• _WHAT YOU NEED TO DO_: Output the line that holds "What React, TypeScript", the line that holds "import * as", and every line between them, exactly, but none of the pictures.

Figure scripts
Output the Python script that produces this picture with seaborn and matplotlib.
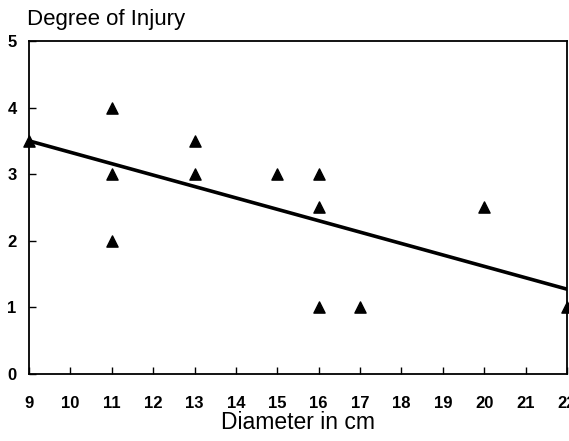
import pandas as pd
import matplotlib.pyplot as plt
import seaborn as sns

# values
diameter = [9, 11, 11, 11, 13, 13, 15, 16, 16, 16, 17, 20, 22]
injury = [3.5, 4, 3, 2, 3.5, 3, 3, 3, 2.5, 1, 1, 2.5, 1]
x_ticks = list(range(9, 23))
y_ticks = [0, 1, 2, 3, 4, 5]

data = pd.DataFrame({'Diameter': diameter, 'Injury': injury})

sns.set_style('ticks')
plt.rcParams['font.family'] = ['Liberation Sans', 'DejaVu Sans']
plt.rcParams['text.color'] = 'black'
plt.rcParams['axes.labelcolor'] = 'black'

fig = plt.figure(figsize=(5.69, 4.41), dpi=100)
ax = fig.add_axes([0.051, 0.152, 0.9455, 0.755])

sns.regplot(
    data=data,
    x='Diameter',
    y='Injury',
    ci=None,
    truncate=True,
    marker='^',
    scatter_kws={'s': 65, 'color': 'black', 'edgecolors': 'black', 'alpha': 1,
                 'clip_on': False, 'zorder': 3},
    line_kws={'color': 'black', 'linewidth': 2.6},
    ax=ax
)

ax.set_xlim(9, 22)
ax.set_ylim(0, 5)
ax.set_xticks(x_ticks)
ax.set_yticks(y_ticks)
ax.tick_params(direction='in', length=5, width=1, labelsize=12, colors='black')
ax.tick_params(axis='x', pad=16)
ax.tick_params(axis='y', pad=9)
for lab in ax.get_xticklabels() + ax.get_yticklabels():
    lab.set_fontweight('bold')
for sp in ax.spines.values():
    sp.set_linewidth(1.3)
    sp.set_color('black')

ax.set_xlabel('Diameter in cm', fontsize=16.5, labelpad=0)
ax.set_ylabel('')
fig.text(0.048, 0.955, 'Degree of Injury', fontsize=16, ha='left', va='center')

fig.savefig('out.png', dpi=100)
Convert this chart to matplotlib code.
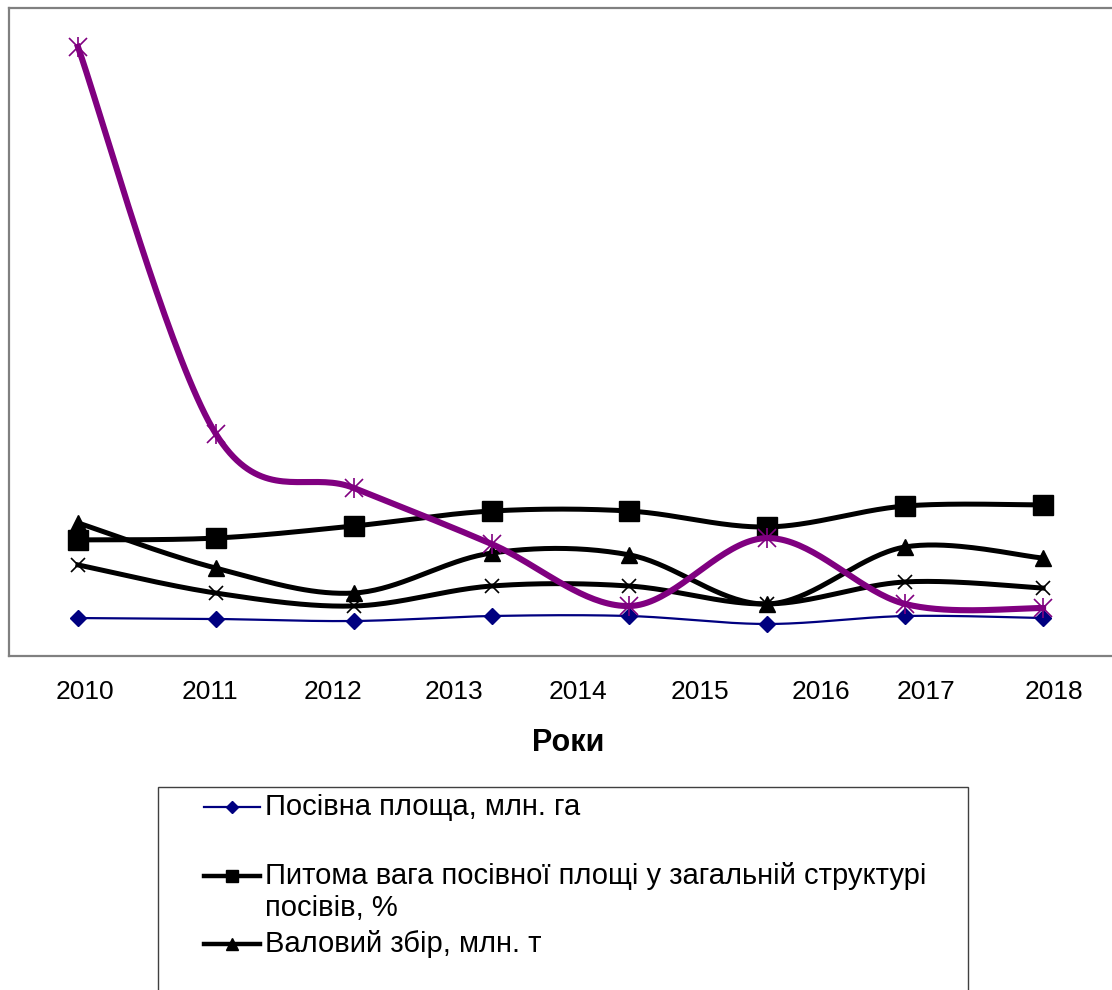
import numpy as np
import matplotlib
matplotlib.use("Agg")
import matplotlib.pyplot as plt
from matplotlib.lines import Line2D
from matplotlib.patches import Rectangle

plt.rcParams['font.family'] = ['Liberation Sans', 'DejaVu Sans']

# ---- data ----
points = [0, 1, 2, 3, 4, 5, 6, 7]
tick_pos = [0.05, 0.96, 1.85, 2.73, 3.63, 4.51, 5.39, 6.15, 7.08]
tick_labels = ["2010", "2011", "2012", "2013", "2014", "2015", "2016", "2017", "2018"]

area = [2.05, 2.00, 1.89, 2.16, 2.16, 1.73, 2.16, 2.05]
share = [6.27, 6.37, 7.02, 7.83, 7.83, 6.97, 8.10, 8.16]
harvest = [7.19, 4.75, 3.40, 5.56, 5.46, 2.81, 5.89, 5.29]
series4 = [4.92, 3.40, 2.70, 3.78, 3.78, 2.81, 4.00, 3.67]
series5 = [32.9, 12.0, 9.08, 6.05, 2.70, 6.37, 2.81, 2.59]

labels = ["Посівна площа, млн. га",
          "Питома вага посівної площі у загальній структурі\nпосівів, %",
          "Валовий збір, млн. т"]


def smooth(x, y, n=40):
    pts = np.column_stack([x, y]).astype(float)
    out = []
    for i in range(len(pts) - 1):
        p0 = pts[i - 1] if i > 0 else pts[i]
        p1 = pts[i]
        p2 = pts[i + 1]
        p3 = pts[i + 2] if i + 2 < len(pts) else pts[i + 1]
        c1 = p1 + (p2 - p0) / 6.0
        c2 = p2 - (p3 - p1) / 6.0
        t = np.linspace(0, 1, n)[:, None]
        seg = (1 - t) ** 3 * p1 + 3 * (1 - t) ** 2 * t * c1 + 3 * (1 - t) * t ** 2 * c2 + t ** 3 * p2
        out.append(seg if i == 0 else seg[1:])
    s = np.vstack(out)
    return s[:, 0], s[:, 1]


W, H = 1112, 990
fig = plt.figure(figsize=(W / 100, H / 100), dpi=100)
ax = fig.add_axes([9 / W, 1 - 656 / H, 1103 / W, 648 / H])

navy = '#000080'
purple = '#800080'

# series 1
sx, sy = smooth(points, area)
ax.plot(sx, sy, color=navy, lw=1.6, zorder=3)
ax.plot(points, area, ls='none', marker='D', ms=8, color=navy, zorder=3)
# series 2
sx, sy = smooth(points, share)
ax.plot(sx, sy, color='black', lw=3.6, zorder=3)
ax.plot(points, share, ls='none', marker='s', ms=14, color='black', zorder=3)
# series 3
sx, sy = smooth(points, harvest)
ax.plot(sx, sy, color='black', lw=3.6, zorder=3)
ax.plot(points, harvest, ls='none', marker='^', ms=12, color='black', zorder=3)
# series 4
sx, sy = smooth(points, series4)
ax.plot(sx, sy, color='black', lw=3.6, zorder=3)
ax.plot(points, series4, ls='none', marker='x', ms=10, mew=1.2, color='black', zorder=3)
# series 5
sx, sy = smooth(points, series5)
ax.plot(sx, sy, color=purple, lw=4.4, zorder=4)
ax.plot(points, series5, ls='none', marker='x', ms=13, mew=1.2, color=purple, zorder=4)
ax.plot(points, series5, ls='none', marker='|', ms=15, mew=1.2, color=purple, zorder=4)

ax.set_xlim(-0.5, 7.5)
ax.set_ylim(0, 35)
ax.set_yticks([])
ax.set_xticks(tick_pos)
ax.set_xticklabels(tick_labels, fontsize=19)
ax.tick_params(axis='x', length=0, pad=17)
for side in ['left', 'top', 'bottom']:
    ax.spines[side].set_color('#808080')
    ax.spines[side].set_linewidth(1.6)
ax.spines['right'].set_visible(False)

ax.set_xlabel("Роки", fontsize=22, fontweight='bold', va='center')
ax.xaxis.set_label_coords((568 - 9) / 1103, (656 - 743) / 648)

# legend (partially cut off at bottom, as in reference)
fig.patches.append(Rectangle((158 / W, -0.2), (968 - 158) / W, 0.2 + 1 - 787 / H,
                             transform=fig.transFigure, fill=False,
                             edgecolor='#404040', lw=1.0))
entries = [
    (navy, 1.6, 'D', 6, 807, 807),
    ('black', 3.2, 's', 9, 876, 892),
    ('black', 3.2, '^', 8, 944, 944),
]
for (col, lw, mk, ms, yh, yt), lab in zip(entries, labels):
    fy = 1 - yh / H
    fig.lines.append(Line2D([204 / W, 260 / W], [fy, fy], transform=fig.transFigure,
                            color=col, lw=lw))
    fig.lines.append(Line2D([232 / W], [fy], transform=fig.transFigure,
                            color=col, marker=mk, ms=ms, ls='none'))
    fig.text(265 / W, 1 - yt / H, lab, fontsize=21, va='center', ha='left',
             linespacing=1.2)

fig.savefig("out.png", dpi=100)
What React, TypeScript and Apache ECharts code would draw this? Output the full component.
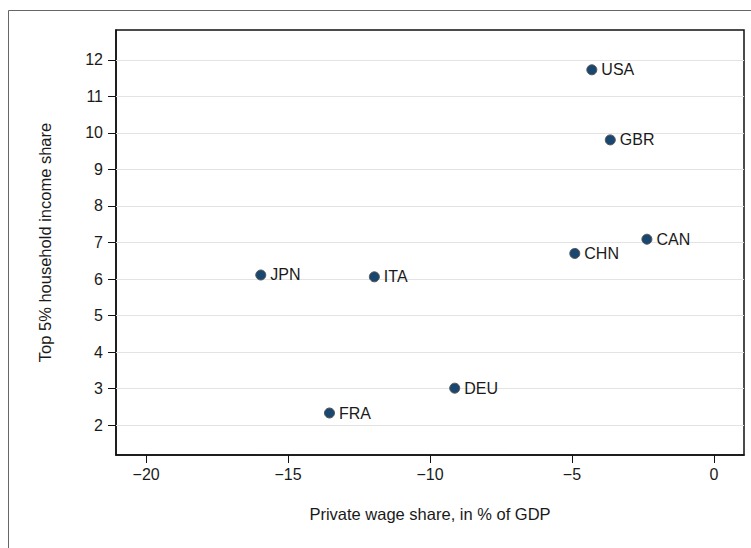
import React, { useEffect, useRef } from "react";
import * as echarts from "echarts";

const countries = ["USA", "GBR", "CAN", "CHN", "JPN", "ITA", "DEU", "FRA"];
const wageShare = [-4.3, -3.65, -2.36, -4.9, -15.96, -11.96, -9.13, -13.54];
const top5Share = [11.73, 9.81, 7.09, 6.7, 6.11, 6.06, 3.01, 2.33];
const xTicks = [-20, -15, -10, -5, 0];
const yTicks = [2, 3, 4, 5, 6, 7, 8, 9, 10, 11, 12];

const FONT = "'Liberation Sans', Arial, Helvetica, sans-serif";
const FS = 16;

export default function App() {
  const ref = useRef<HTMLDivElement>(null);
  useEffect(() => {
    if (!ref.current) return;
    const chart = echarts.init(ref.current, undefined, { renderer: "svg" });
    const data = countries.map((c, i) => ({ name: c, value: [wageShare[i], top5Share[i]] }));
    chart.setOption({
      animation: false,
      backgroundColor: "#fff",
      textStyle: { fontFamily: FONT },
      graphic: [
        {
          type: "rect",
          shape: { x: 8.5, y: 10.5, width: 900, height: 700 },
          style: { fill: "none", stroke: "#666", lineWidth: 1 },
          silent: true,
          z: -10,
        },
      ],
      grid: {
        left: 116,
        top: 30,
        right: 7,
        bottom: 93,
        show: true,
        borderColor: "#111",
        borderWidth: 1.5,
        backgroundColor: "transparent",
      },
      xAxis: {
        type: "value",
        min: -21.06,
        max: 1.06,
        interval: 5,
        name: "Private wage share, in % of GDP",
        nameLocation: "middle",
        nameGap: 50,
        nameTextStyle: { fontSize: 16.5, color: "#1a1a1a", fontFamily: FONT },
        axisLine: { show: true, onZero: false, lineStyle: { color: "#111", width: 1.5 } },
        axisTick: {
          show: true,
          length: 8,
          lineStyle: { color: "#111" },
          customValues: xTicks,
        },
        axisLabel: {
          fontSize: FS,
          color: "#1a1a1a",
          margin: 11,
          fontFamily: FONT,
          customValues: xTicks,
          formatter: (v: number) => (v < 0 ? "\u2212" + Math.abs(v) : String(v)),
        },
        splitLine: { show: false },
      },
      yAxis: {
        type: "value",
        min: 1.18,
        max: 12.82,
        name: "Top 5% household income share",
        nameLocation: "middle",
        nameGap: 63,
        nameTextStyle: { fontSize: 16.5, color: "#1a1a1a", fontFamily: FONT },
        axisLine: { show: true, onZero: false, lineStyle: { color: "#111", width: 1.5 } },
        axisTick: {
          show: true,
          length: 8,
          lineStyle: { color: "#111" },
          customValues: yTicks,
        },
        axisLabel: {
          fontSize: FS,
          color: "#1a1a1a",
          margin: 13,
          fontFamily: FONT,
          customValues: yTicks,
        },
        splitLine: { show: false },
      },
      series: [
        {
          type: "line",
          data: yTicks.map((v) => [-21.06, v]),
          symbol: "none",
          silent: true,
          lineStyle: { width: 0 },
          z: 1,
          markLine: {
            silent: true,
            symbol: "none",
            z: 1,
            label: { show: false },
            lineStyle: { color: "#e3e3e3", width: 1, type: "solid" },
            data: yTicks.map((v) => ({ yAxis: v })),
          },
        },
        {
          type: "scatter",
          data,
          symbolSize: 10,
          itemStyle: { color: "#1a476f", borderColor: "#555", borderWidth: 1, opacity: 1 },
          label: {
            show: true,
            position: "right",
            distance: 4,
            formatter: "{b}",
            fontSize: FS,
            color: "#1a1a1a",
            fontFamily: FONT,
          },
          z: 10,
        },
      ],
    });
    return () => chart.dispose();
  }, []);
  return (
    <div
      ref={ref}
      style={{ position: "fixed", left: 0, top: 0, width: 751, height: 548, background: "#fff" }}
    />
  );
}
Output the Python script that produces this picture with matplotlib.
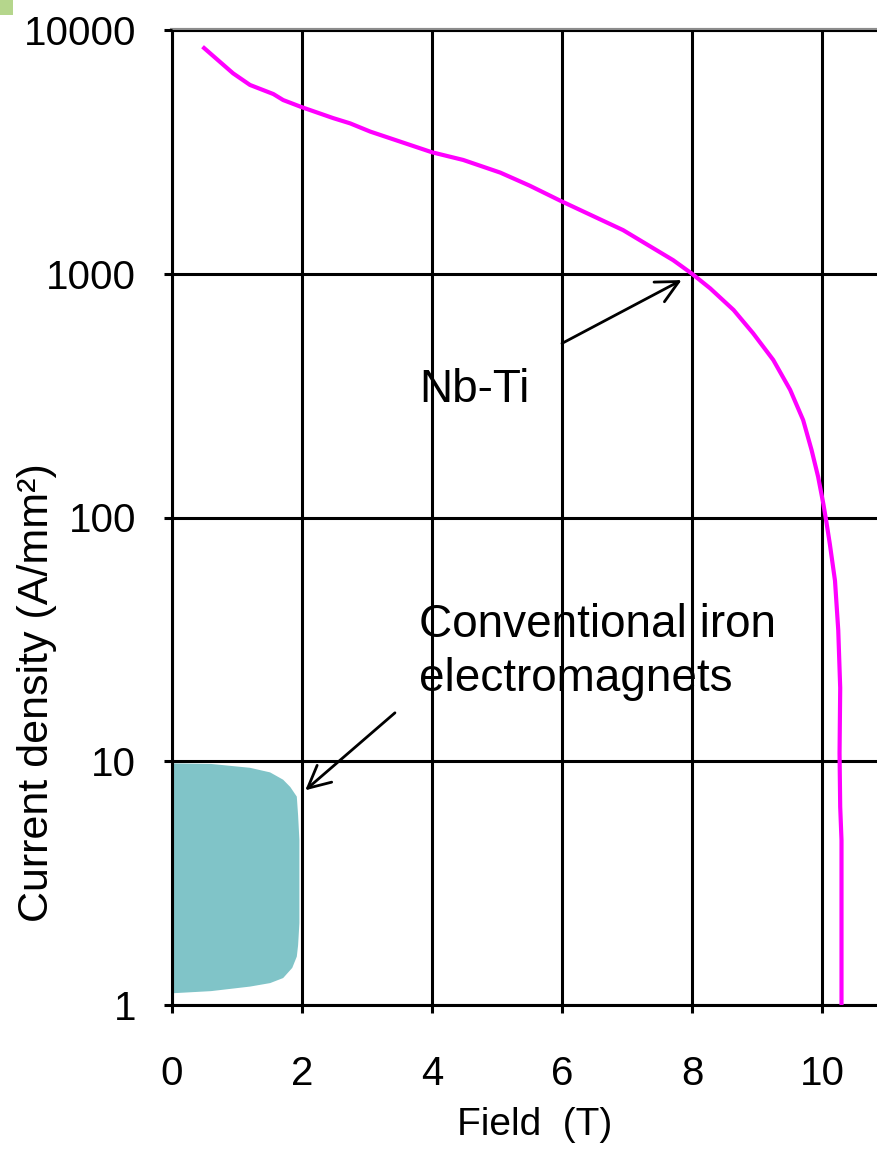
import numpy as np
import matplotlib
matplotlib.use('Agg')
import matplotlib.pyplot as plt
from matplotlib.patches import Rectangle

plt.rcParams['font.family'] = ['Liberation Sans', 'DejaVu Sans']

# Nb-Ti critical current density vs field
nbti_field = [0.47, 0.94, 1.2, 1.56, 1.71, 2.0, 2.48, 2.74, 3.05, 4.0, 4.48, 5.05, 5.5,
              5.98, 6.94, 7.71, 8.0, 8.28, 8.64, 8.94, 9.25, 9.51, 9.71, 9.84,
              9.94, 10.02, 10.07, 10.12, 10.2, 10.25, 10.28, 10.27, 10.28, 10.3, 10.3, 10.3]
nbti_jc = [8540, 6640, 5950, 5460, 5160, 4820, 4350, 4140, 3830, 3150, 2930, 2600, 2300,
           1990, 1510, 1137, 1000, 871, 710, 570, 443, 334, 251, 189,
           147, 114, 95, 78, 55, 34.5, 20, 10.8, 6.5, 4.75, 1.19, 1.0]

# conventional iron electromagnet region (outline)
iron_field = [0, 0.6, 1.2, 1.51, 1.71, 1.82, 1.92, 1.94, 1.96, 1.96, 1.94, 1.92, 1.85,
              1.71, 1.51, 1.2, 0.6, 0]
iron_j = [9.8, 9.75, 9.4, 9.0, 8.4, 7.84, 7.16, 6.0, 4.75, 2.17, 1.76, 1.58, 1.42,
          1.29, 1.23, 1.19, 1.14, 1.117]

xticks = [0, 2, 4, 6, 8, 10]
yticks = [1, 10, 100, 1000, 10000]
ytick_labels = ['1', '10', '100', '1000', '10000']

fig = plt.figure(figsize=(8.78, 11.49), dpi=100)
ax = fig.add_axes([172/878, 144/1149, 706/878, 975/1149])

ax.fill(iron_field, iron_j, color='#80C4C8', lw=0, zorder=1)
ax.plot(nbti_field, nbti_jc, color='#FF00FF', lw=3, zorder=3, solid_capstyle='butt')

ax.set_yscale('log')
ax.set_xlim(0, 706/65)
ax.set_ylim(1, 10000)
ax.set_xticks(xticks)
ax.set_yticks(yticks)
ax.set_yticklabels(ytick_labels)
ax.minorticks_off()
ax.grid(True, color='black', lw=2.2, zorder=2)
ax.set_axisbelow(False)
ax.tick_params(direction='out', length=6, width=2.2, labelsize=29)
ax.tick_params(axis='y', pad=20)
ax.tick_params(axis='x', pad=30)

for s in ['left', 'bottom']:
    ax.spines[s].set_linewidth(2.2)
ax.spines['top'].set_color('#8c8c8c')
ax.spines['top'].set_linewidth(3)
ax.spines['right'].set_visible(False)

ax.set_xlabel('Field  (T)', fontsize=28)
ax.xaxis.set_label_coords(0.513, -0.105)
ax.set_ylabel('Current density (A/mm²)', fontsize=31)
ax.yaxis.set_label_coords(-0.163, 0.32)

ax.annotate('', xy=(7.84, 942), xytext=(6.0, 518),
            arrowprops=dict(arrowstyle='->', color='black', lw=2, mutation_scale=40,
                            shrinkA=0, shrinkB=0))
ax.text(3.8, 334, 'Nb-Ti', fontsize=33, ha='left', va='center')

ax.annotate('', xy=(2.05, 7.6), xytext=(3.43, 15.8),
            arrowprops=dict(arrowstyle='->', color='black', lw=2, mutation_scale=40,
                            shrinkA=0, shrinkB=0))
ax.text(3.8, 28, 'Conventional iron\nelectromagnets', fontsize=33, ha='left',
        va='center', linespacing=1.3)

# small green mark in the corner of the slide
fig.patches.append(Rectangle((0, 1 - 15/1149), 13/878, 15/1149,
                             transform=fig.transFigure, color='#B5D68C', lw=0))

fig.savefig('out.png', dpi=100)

• _EXERCISE OUTPUT_:
What React, TypeScript and Apache ECharts code would draw this? Output the full component.
import React, { useEffect, useRef } from "react";
import * as echarts from "echarts";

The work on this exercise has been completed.